Write a Code of Conduct with ethics in mind, then create ethics and compliance policies that support that CoC as well as the workplace culture you want to promote. Don't forget to include anti-retaliation commitments to ensure employees feel safe using your ethics hotline.
Regular training on these policies helps employees know exactly what behavior is expected of them and keeps the culture of ethics at the front of their minds.
Setting the tone at the top is essential to getting every employee on board with your workplace ethics culture. Including senior management in writing your CoC and designing your ethics hotline makes them more likely to support these developments. When the C-suite commits to transparency and fairness, other employees will follow suit.
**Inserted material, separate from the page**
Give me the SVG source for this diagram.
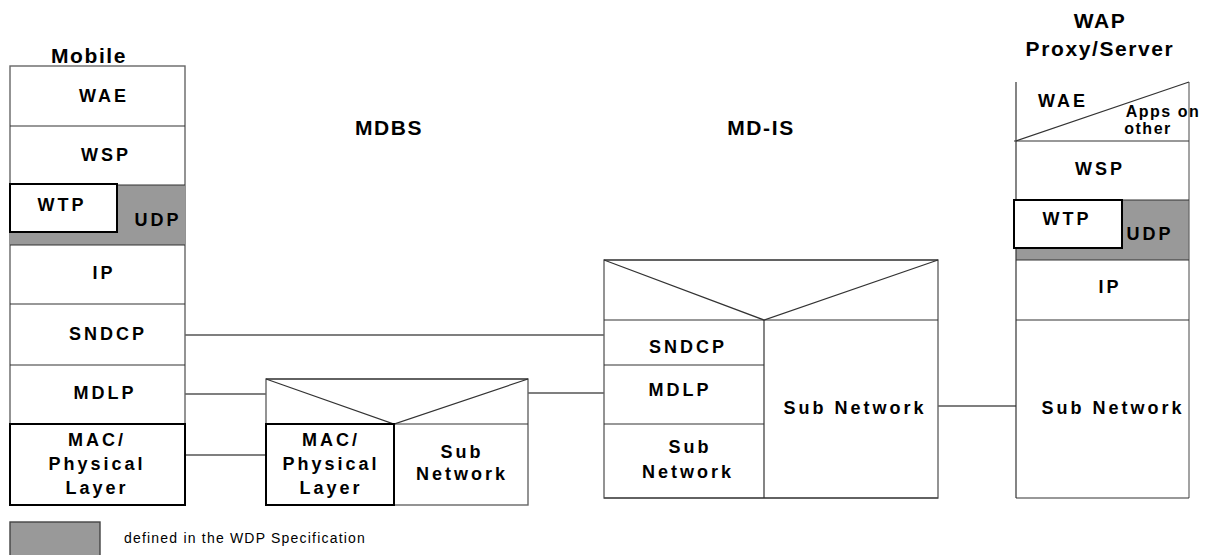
<svg xmlns="http://www.w3.org/2000/svg" width="1214" height="555" viewBox="0 0 1214 555">
<style>
text{font-family:"Liberation Sans",Arial,sans-serif;fill:#000;text-anchor:middle}
.t{font-size:21px;font-weight:bold;letter-spacing:1.6px}
.l{font-size:18px;font-weight:bold;letter-spacing:3px}
.s{font-size:16px;font-weight:bold;letter-spacing:1.5px}
.lg{font-size:14px;letter-spacing:1.2px;text-anchor:start}
.fr{fill:#fff;stroke:#666;stroke-width:1.4}
.ln{stroke:#333;stroke-width:1.2;fill:none}
.bx{fill:#fff;stroke:#000;stroke-width:2}
.gr{fill:#999;stroke:none}
.cn{stroke:#000;stroke-width:1.2;fill:none}
</style>
<g id="titles">
<text class="t" x="89" y="63">Mobile</text>
<text class="t" x="389" y="135">MDBS</text>
<text class="t" x="761" y="135">MD-IS</text>
<text class="t" x="1100" y="28">WAP</text>
<text class="t" x="1100" y="56">Proxy/Server</text>
</g>
<g id="connectors">
<line class="cn" x1="185" y1="335" x2="604" y2="335"/>
<line class="cn" x1="185" y1="394" x2="266" y2="394"/>
<line class="cn" x1="185" y1="455" x2="266" y2="455"/>
<line class="cn" x1="528" y1="393" x2="604" y2="393"/>
<line class="cn" x1="938" y1="406" x2="1016" y2="406"/>
</g>
<g id="mobile">
<rect class="fr" x="10" y="66" width="175" height="439"/>
<rect class="gr" x="10" y="185" width="175" height="60"/>
<line class="ln" x1="10" y1="126" x2="185" y2="126"/>
<line class="ln" x1="10" y1="185" x2="185" y2="185"/>
<line class="ln" x1="10" y1="245" x2="185" y2="245"/>
<line class="ln" x1="10" y1="304" x2="185" y2="304"/>
<line class="ln" x1="10" y1="365" x2="185" y2="365"/>
<rect class="bx" x="10" y="184" width="107" height="48"/>
<rect class="bx" x="10" y="424" width="175" height="81"/>
<text class="l" x="104" y="102">WAE</text>
<text class="l" x="106" y="161">WSP</text>
<text class="l" x="62" y="211">WTP</text>
<text class="l" x="158" y="226">UDP</text>
<text class="l" x="104" y="279">IP</text>
<text class="l" x="108" y="340">SNDCP</text>
<text class="l" x="105" y="399">MDLP</text>
<text class="l" x="97" y="446">MAC/</text>
<text class="l" x="97" y="470">Physical</text>
<text class="l" x="97" y="494">Layer</text>
</g>
<g id="mdbs">
<rect class="fr" x="266" y="379" width="262" height="126"/>
<line class="ln" x1="266" y1="379" x2="528" y2="379"/>
<polyline class="ln" points="266,379 394,424 528,379"/>
<line class="ln" x1="266" y1="424" x2="528" y2="424"/>
<line class="ln" x1="394" y1="424" x2="394" y2="505"/>
<rect class="bx" x="266" y="424" width="128" height="81"/>
<text class="l" x="331" y="446">MAC/</text>
<text class="l" x="331" y="470">Physical</text>
<text class="l" x="331" y="494">Layer</text>
<text class="l" x="462" y="458">Sub</text>
<text class="l" x="462" y="480">Network</text>
</g>
<g id="mdis">
<rect class="fr" x="604" y="260" width="334" height="238"/>
<line class="ln" x1="604" y1="260" x2="938" y2="260"/>
<polyline class="ln" points="604,260 764,320 938,260"/>
<line class="ln" x1="604" y1="320" x2="938" y2="320"/>
<line class="ln" x1="764" y1="320" x2="764" y2="498"/>
<line class="ln" x1="604" y1="365" x2="764" y2="365"/>
<line class="ln" x1="604" y1="424" x2="764" y2="424"/>
<line class="ln" x1="604" y1="498" x2="938" y2="498"/>
<text class="l" x="688" y="353">SNDCP</text>
<text class="l" x="680" y="396">MDLP</text>
<text class="l" x="690" y="453">Sub</text>
<text class="l" x="688" y="478">Network</text>
<text class="l" x="855" y="414">Sub Network</text>
</g>
<g id="wap">
<rect fill="#fff" x="1016" y="82" width="173" height="416"/>
<rect class="gr" x="1016" y="200" width="173" height="60"/>
<line class="ln" x1="1016" y1="82" x2="1016" y2="498"/>
<line class="ln" x1="1189" y1="82" x2="1189" y2="498" style="stroke:#666"/>
<line class="ln" x1="1016" y1="141" x2="1189" y2="82"/>
<line class="ln" x1="1014" y1="141" x2="1189" y2="141"/>
<line class="ln" x1="1016" y1="200" x2="1189" y2="200"/>
<line class="ln" x1="1016" y1="260" x2="1189" y2="260"/>
<line class="ln" x1="1016" y1="320" x2="1189" y2="320"/>
<line class="ln" x1="1016" y1="498" x2="1189" y2="498"/>
<rect class="bx" x="1014" y="200" width="108" height="48"/>
<text class="l" x="1063" y="107">WAE</text>
<text class="s" x="1163" y="117">Apps on</text>
<text class="s" x="1148" y="134">other</text>
<text class="l" x="1100" y="175">WSP</text>
<text class="l" x="1067" y="225">WTP</text>
<text class="l" x="1150" y="240">UDP</text>
<text class="l" x="1110" y="293">IP</text>
<text class="l" x="1113" y="414">Sub Network</text>
</g>
<g id="legend">
<rect x="10" y="522" width="90" height="40" fill="#999" stroke="#444" stroke-width="1.4"/>
<text class="lg" x="124" y="543">defined in the WDP Specification</text>
</g>
</svg>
2. Promote Your Ethics Hotline Often
There is no point in implementing an ethics hotline if no one is going to use it. Communicating the hotline regularly and through various methods reminds employees that it exists and how to use it.
When your ethics hotline goes live, train employees on your Code of Conduct, including the organization's ethics and compliance policies. Include thorough instructions on how to use the new tool. At the end of the training session, every employee should know:
- how to identify an ethics breach
- how to use the ethics hotline
- what to expect after submitting a tip and how to track it
Knowing exactly what to report (and how) ensures your employees won't abuse your ethics hotline or fail to report breaches.
Sometimes employees forget training the minute they leave the meeting room. That's why consistent messaging about the hotline is key. Hang posters in common spaces, include mentions of the ethics hotline in your newsletter and discuss results of the reporting mechanism at quarterly meetings. Making the hotline easily accessible to employees also makes them more likely to use it.
To catch every possible tip, make your ethics hotline available to vendors and clients as well as employees. This builds strong relationships and increases the likelihood of detecting ethics breaches.
Consistent communication about your hotline can boost the number of tips. Hang this poster in a common space as a visual reminder.
3. Guarantee Confidentiality
One of the main reasons employees are hesitant to use an ethics hotline is fear. Whether it is because they are afraid their coworkers will call them a snitch or because they fear retaliation from their employer, employees want assurance of confidentiality when submitting reports.
In addition to using a confidential, secure platform for your ethics hotline, include the option for reporters to remain anonymous. Discussing sensitive topics like ethics breaches may make employees uncomfortable, so giving them the right to remain anonymous makes them more likely to report potential wrongdoing.
Communicating your organization's commitment to preventing retaliation is also likely to increase reports on your ethics hot line. Employees don't want to get in trouble with their employer for doing the right thing.
David Reischer, attorney and CEO of LegalAdvice.com, says that "It is always a good idea to emphasize that a whistleblower is not hurting the company by reporting any wrongful behavior but rather are acting morally and legally. If there is a reward or compensation for calling the hotline, then that fact should be promoted too."
4. Create Multiple Reporting Methods
Offering multiple reporting avenues for your ethics hotline increases the chance that employees will actually use it. A dedicated phone line, webform, email or even paper forms give employees the choice of how to submit tips. Based on their location, age, position in the organization and an array of other factors, employees have different preferences for reporting methods. Covering all the options ensures you won't miss a tip due to employee discomfort.
In order to get the most out of the data you collect via your ethics hotline, collaboration across departments is imperative. Human resources, IT and ethics and compliance officers must work together to decide how to receive, record and manage hotline reports.
5. Manage Your Hotline with a Third Party
Designing and implementing an ethics hotline can be tougher than it seems. Using a third-party case management system makes it easy to capture every tip, create cases surrounding the investigations if needed and perform risk assessments. An external ethics hot line is not only secure but also saves you money by not needing internal IT staff to manage it.
"By outsourcing your hotline to an independent third party, you guarantee confidentiality and anonymity, which in turn encourages your employees to avail of the system," says Ollie Smith, CEO of the UK's Energy Seek. He also believes that "hotlines create an open, non-retaliatory and more productive workplace."
Case IQ's case management software helps you leverage your ethics hot line data to manage risk. Learn more here.
An ethics hotline that is not communicated well or implemented improperly may go unused or abused. Regularly evaluating, testing and auditing your reporting mechanism ensures it is operating efficiently and as intended.